In 2014, the Huthis advanced from their northern strongholds before occupying government buildings in Sanaa in September that year and forcing Hadi into exile in Saudi Arabia months later.
In mid-November this year, Hadi returned to second city Aden which he declared the provisional capital.
Under cover of coalition warplanes and backed by Arab soldiers and heavy weaponry, the Popular Resistance forces — an alliance of southern separatists, local tribesmen and loyalist troops — have recaptured four southern provinces and Aden since July.
But they have failed to advance any further as rebel attacks on the south continue and Sunni extremist groups gain ground.
Attempts by pro-Hadi forces to retake the strategic province of Taez have also failed as fighting rages with little or no change on the ground.
The government's proposal for a truce followed last week's killing of the governor of Aden in a blast claimed by the Islamic State jihadist group.

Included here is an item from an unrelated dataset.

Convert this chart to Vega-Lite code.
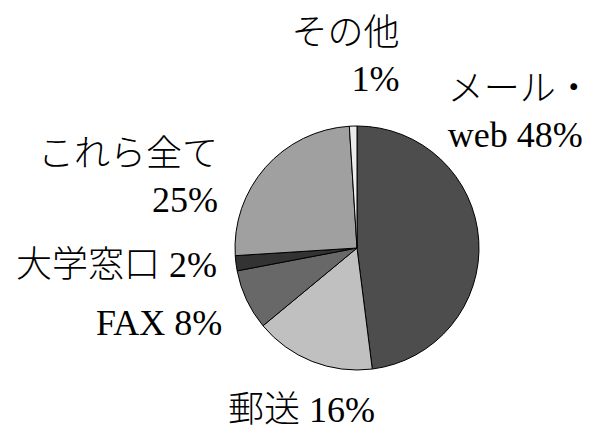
{
  "$schema": "https://vega.github.io/schema/vega-lite/v6.json",
  "autosize": "none",
  "width": 244,
  "height": 244,
  "padding": {"left": 235, "top": 126, "right": 118, "bottom": 60},
  "background": "white",
  "config": {"view": {"stroke": null}},
  "data": {
    "values": [
      {"cat": "メール・web", "value": 48, "order": 1, "label": "メール・\nweb 48%"},
      {"cat": "郵送", "value": 16, "order": 2, "label": "郵送 16%"},
      {"cat": "FAX", "value": 8, "order": 3, "label": "FAX 8%"},
      {"cat": "大学窓口", "value": 2, "order": 4, "label": "大学窓口 2%"},
      {"cat": "これら全て", "value": 25, "order": 5, "label": "これら全て\n25%"},
      {"cat": "その他", "value": 1, "order": 6, "label": "その他\n1%"}
    ]
  },
  "encoding": {
    "theta": {"field": "value", "type": "quantitative", "stack": true},
    "order": {"field": "order", "type": "quantitative"}
  },
  "layer": [
    {
      "mark": {"type": "arc", "stroke": "#000000", "strokeWidth": 1},
      "encoding": {
        "color": {
          "field": "cat",
          "type": "nominal",
          "legend": null,
          "scale": {
            "domain": ["メール・web", "郵送", "FAX", "大学窓口", "これら全て", "その他"],
            "range": ["#4d4d4d", "#c0c0c0", "#686868", "#333333", "#a0a0a0", "#ececec"]
          }
        }
      }
    },
    {
      "mark": {"type": "text", "font": "Liberation Serif, Noto Sans CJK JP", "fontSize": 36, "fontWeight": 300, "lineBreak": "\n", "lineHeight": 46, "align": "left", "baseline": "alphabetic", "color": "#000000", "radius": 140, "dx": -49, "dy": -138},
      "encoding": {"text": {"condition": {"test": "datum.cat === 'メール・web'", "field": "label"}, "value": ""}}
    },
    {
      "mark": {"type": "text", "font": "Liberation Serif, Noto Sans CJK JP", "fontSize": 36, "fontWeight": 300, "lineBreak": "\n", "lineHeight": 46, "align": "right", "baseline": "alphabetic", "color": "#000000", "radius": 140, "dx": 47, "dy": -63},
      "encoding": {"text": {"condition": {"test": "datum.cat === 'その他'", "field": "label"}, "value": ""}}
    },
    {
      "mark": {"type": "text", "font": "Liberation Serif, Noto Sans CJK JP", "fontSize": 36, "fontWeight": 300, "lineBreak": "\n", "lineHeight": 46, "align": "right", "baseline": "alphabetic", "color": "#000000", "radius": 140, "dx": -34, "dy": 11},
      "encoding": {"text": {"condition": {"test": "datum.cat === 'これら全て'", "field": "label"}, "value": ""}}
    },
    {
      "mark": {"type": "text", "font": "Liberation Serif, Noto Sans CJK JP", "fontSize": 36, "fontWeight": 300, "lineBreak": "\n", "lineHeight": 46, "align": "right", "baseline": "alphabetic", "color": "#000000", "radius": 140, "dx": -1, "dy": 11},
      "encoding": {"text": {"condition": {"test": "datum.cat === '大学窓口'", "field": "label"}, "value": ""}}
    },
    {
      "mark": {"type": "text", "font": "Liberation Serif, Noto Sans CJK JP", "fontSize": 36, "fontWeight": 300, "lineBreak": "\n", "lineHeight": 46, "align": "right", "baseline": "alphabetic", "color": "#000000", "radius": 140, "dx": -8, "dy": 27},
      "encoding": {"text": {"condition": {"test": "datum.cat === 'FAX'", "field": "label"}, "value": ""}}
    },
    {
      "mark": {"type": "text", "font": "Liberation Serif, Noto Sans CJK JP", "fontSize": 36, "fontWeight": 300, "lineBreak": "\n", "lineHeight": 46, "align": "center", "baseline": "alphabetic", "color": "#000000", "radius": 140, "dx": -4, "dy": 44},
      "encoding": {"text": {"condition": {"test": "datum.cat === '郵送'", "field": "label"}, "value": ""}}
    }
  ]
}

In October, Isis claimed a series of deadly attacks in Aden.
“Alarmed by the growing jihadist threat in territories under its control following the attacks in Aden, the government has no choice but to soften its position and act positively,” said Badrakhan.
Abdulla agrees that Isis and Al-Qaeda, already well established in Yemen's south, are “a common enemy that puts pressure on both sides of the Yemeni conflict, as well as Gulf countries”.
“Nobody wants to see Daesh (Arabic acronym for Isis) settle in Yemen and create a base as dangerous as that it has established in Syria,” he said.